#### Task requirements
Give the number of lines in the records below that include "this". Reply with that number alone.

#### Material to process
+===+

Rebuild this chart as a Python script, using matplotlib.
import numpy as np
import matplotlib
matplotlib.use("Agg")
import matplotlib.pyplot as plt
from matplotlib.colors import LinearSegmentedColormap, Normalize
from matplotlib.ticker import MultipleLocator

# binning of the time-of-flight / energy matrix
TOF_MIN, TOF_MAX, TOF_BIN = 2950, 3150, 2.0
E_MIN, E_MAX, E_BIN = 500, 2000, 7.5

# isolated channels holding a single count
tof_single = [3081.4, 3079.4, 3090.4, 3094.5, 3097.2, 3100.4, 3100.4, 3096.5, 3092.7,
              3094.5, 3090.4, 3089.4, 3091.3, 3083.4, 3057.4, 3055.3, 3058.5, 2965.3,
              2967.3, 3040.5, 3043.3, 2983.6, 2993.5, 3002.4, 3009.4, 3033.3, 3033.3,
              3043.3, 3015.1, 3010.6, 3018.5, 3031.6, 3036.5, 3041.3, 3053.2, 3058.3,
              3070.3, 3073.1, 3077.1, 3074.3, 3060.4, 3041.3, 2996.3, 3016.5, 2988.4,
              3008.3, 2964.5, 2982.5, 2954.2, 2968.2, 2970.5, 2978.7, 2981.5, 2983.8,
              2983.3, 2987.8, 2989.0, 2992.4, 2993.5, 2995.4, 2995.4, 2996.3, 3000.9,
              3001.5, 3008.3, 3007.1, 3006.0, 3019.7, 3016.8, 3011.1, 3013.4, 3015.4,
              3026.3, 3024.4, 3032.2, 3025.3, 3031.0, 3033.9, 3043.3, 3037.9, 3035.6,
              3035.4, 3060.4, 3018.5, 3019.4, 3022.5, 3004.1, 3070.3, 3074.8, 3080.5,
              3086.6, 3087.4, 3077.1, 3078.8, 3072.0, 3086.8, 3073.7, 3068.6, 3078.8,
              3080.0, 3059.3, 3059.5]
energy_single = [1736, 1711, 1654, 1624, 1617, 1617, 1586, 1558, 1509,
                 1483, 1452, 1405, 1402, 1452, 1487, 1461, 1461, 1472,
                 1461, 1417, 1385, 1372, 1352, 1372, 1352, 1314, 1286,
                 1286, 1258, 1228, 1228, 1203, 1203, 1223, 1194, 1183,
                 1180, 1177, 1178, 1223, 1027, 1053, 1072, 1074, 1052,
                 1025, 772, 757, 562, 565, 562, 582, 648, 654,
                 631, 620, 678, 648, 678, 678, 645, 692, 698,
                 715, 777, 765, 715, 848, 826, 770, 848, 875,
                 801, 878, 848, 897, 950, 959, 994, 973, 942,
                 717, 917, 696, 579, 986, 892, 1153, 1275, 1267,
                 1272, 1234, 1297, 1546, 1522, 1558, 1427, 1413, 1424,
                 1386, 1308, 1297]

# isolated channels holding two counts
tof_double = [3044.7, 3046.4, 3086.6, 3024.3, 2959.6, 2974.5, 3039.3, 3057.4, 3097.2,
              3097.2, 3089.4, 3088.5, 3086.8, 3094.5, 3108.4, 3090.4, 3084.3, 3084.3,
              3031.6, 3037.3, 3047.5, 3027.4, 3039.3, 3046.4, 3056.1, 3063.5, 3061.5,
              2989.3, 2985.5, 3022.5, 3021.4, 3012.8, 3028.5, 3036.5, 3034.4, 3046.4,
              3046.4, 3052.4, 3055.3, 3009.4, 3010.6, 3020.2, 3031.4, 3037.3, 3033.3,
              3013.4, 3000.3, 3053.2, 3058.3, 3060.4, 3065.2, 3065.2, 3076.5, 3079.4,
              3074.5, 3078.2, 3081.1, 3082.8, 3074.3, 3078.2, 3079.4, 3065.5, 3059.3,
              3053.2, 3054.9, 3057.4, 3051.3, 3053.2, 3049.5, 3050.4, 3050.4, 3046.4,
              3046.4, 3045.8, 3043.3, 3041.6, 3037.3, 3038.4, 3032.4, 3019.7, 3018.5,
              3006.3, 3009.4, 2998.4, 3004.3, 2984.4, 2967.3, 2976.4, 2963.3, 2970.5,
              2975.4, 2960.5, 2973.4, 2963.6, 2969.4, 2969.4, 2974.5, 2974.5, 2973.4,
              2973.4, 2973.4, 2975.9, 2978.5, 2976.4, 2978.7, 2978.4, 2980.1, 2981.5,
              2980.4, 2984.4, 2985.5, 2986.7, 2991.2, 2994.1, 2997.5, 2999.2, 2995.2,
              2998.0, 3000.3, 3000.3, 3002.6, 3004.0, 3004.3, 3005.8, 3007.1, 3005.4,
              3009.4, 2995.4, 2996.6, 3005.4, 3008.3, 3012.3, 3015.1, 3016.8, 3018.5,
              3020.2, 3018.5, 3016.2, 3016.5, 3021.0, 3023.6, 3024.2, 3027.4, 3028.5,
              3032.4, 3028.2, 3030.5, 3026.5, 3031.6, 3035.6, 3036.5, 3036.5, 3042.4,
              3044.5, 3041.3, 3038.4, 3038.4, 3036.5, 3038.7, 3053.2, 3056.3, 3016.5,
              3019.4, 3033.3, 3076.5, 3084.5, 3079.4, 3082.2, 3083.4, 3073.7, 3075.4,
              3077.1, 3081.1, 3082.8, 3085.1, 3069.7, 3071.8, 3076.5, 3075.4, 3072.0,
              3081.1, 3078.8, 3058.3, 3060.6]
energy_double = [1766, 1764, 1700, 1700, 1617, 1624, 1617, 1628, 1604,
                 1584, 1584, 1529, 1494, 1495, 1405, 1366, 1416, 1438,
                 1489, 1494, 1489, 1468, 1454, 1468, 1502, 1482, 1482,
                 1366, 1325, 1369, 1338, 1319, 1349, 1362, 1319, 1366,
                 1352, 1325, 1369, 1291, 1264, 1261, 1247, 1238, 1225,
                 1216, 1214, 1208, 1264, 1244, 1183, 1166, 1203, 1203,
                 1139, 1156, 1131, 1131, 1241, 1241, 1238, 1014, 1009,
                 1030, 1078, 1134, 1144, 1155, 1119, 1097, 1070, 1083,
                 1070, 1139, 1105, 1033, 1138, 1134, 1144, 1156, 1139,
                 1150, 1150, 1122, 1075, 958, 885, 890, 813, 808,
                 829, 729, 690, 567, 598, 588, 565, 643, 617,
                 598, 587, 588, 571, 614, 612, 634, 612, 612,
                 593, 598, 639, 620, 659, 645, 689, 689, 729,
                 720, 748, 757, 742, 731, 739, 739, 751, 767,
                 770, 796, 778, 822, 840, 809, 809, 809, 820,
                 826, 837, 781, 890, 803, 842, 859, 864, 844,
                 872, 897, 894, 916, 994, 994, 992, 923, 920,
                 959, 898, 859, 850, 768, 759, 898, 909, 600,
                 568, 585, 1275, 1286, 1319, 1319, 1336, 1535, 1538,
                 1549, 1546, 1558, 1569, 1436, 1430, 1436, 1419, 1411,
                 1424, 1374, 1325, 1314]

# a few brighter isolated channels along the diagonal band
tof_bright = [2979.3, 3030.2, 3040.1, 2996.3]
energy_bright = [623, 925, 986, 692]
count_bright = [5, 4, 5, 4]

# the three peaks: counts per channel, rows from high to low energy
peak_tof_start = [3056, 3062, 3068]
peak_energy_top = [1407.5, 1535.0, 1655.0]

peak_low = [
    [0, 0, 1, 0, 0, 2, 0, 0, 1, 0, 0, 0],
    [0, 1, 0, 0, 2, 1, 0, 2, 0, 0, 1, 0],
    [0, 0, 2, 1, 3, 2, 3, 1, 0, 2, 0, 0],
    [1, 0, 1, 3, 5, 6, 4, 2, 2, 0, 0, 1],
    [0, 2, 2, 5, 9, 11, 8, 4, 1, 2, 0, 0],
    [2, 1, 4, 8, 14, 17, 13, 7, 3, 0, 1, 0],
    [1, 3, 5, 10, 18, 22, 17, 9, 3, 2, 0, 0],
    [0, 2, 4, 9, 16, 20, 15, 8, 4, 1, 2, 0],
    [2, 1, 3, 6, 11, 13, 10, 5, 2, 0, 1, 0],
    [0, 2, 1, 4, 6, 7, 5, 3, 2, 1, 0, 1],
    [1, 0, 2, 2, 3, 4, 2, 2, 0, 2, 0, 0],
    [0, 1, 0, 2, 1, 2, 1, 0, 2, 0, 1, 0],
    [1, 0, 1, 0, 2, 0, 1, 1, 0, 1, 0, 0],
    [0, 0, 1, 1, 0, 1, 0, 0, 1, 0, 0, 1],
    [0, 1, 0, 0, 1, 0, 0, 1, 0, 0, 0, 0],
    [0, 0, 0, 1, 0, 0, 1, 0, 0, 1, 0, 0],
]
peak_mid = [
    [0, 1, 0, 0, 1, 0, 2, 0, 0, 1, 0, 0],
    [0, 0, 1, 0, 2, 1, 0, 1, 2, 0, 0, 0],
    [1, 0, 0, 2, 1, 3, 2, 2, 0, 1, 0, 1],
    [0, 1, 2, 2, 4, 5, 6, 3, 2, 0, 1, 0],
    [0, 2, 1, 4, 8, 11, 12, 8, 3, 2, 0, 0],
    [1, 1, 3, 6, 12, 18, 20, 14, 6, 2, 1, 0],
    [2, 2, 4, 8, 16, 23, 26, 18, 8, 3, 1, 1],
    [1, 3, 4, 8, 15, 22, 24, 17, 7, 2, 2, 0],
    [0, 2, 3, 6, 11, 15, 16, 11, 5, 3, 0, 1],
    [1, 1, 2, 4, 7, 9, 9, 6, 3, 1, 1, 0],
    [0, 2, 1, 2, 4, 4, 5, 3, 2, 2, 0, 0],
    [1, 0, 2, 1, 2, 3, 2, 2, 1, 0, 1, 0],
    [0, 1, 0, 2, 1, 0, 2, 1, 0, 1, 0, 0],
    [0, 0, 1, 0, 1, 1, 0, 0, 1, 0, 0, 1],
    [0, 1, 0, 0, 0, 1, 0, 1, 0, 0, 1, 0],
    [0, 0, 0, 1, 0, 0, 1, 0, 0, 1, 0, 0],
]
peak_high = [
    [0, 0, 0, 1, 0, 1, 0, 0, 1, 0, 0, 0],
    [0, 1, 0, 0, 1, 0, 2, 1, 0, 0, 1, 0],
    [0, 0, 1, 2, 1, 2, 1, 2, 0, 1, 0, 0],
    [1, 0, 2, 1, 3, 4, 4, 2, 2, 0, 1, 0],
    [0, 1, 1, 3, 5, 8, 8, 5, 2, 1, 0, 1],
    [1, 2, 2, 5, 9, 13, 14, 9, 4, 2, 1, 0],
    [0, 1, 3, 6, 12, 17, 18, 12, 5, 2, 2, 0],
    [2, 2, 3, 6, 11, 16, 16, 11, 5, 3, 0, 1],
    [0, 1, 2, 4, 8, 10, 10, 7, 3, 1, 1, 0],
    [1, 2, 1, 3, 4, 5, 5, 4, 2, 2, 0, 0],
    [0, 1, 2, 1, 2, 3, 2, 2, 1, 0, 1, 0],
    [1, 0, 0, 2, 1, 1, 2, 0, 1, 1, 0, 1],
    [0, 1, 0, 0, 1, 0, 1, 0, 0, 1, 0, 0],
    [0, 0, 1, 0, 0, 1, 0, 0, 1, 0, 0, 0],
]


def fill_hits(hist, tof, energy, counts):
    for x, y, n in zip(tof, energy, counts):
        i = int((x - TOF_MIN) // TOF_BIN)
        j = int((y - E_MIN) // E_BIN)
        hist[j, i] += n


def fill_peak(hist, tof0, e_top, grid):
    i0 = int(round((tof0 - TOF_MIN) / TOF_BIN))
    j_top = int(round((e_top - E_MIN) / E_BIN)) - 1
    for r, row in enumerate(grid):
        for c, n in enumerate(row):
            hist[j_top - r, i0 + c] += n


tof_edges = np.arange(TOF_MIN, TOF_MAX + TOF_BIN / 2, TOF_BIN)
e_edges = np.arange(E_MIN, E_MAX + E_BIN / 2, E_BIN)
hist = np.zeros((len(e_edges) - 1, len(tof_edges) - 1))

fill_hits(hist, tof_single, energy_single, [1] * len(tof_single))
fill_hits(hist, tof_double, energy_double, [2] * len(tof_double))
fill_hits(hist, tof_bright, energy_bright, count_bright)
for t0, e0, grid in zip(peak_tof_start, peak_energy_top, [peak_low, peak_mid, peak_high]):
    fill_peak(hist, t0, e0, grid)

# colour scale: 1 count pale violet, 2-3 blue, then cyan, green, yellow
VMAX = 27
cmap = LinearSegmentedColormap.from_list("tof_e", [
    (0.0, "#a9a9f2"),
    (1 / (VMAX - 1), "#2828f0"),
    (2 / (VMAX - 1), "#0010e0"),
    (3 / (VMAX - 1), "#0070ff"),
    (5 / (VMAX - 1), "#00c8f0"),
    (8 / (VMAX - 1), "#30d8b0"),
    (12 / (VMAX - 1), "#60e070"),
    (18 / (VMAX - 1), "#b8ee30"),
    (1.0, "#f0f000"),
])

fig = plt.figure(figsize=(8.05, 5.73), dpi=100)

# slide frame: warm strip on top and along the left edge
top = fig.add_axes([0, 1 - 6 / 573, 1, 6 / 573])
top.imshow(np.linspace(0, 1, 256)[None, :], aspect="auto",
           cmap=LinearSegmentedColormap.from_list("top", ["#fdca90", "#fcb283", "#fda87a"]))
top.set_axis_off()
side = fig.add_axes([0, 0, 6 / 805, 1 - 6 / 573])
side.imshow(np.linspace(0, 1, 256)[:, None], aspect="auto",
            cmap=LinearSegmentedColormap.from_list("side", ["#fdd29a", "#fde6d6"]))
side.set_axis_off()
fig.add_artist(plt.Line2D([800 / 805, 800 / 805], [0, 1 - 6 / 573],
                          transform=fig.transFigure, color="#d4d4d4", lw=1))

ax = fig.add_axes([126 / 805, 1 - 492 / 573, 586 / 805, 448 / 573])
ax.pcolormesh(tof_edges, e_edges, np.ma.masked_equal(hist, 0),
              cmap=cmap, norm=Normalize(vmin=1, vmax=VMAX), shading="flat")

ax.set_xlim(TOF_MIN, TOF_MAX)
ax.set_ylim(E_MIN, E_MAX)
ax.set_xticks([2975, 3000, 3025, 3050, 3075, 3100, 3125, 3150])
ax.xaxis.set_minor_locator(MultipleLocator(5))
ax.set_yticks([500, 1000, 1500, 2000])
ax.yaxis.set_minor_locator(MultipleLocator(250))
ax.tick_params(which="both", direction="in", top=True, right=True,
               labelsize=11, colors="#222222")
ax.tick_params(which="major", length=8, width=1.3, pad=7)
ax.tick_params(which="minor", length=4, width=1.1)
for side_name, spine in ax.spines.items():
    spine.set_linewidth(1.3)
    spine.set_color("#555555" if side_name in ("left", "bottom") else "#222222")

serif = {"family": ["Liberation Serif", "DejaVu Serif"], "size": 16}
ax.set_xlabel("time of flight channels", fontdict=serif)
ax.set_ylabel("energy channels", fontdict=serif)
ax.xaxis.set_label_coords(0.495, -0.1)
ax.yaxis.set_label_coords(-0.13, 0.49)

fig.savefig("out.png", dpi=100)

+===+

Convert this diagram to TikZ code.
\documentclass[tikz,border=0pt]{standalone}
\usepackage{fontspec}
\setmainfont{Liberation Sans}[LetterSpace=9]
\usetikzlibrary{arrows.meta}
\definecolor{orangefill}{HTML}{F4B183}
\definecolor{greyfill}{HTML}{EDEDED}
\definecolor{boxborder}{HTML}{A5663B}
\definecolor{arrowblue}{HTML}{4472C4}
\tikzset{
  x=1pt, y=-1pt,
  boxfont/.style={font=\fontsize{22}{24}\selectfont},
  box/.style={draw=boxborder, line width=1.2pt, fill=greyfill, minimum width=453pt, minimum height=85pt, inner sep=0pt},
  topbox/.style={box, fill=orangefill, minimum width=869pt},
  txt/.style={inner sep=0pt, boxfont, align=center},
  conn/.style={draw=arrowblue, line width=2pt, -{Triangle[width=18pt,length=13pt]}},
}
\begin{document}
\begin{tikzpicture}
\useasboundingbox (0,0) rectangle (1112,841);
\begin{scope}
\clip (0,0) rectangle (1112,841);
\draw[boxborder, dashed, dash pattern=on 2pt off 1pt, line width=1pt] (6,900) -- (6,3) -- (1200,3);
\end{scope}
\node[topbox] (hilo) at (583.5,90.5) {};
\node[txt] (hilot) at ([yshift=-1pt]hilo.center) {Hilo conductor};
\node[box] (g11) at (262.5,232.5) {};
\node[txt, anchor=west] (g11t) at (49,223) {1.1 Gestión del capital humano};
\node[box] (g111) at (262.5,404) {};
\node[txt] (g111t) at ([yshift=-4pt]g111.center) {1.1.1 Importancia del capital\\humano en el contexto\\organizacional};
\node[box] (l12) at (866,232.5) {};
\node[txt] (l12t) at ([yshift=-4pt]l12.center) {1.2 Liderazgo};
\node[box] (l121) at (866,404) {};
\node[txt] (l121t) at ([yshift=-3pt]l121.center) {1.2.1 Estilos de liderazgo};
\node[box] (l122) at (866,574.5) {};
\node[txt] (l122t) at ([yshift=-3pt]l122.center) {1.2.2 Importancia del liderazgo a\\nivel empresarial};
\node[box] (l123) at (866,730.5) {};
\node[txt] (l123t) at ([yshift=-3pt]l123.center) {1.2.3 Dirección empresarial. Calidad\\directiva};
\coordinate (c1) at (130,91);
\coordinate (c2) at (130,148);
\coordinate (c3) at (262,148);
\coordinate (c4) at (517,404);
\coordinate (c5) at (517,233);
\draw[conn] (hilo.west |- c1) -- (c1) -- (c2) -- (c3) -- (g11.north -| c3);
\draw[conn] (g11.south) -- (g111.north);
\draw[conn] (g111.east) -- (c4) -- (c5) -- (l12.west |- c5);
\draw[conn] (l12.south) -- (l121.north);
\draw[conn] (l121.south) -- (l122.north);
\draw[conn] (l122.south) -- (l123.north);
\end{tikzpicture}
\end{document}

+===+

#### Expected answer
2